> Exercise description
Reproduce exactly, with no pictures, each line from the opening of the material down through the line containing "import pandas as pd".

> Given data
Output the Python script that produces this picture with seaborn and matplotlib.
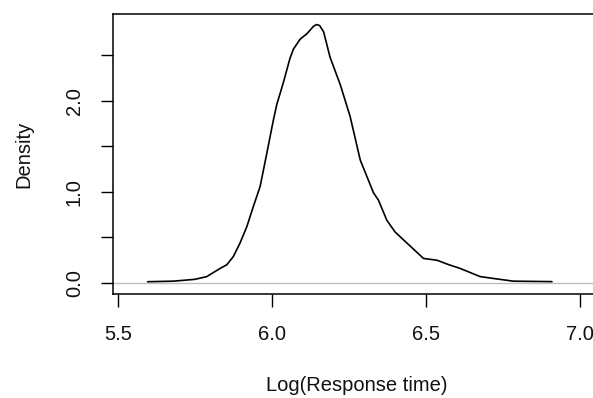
import matplotlib
matplotlib.use("Agg")
import matplotlib.pyplot as plt
import seaborn as sns
import pandas as pd

# Density curve
log_rt = [5.597, 5.68, 5.75, 5.789, 5.832, 5.854, 5.875, 5.897, 5.919, 5.94,
          5.962, 5.984, 6.005, 6.016, 6.038, 6.059, 6.07, 6.092, 6.114, 6.135,
          6.145, 6.155, 6.168, 6.189, 6.222, 6.254, 6.287, 6.33, 6.346, 6.373,
          6.4, 6.438, 6.492, 6.536, 6.575, 6.611, 6.676, 6.74, 6.784, 6.909]
density = [0.014, 0.02, 0.04, 0.07, 0.16, 0.20, 0.29, 0.44, 0.62, 0.84,
           1.06, 1.43, 1.79, 1.96, 2.21, 2.47, 2.57, 2.68, 2.74, 2.82,
           2.84, 2.83, 2.76, 2.48, 2.18, 1.83, 1.35, 0.99, 0.91, 0.69,
           0.56, 0.44, 0.27, 0.25, 0.20, 0.16, 0.07, 0.04, 0.02, 0.015]

x_ticks = [5.5, 6.0, 6.5, 7.0]
x_tick_labels = ["5.5", "6.0", "6.5", "7.0"]
y_ticks = [0.0, 0.5, 1.0, 1.5, 2.0, 2.5]
y_tick_labels = ["0.0", "", "1.0", "", "2.0", ""]

df = pd.DataFrame({"Log(Response time)": log_rt, "Density": density})

sns.set_style("white")
plt.rcParams["font.family"] = ["Liberation Sans", "DejaVu Sans"]

W, H = 593, 398
fig = plt.figure(figsize=(W / 100, H / 100), dpi=100)
left, right, top, bottom = 113, 601, 14, 294
ax = fig.add_axes([left / W, (H - bottom) / H, (right - left) / W, (bottom - top) / H])

ax.axhline(0, color="#BEBEBE", lw=1.0, zorder=1)
sns.lineplot(data=df, x="Log(Response time)", y="Density", ax=ax,
             color="black", lw=1.2, sort=False, zorder=2)

ax.set_xlim(5.4847, 7.068)
ax.set_ylim(-0.121, 2.956)

ax.set_xticks(x_ticks)
ax.set_xticklabels(x_tick_labels)
ax.set_yticks(y_ticks)
ax.set_yticklabels(y_tick_labels, rotation=90, va="center")

for s in ax.spines.values():
    s.set_visible(True)
    s.set_color("black")
    s.set_linewidth(1.1)

ax.tick_params(axis="both", direction="out", length=9, width=1.0, color="black",
               labelsize=14.5, labelcolor="#111111")
ax.tick_params(axis="x", pad=13, bottom=True)
ax.tick_params(axis="y", pad=12, left=True)

ax.set_xlabel("Log(Response time)", fontsize=14.5, color="#111111", va="top")
ax.set_ylabel("Density", fontsize=14.5, color="#111111", va="bottom")
ax.xaxis.set_label_coords(0.5, (bottom - 376) / (bottom - top))
ax.yaxis.set_label_coords((33 - left) / (right - left), 0.5)

fig.savefig("out.png", dpi=100)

> Complete output
Output the Python script that produces this picture with seaborn and matplotlib.
import matplotlib
matplotlib.use("Agg")
import matplotlib.pyplot as plt
import seaborn as sns
import pandas as pd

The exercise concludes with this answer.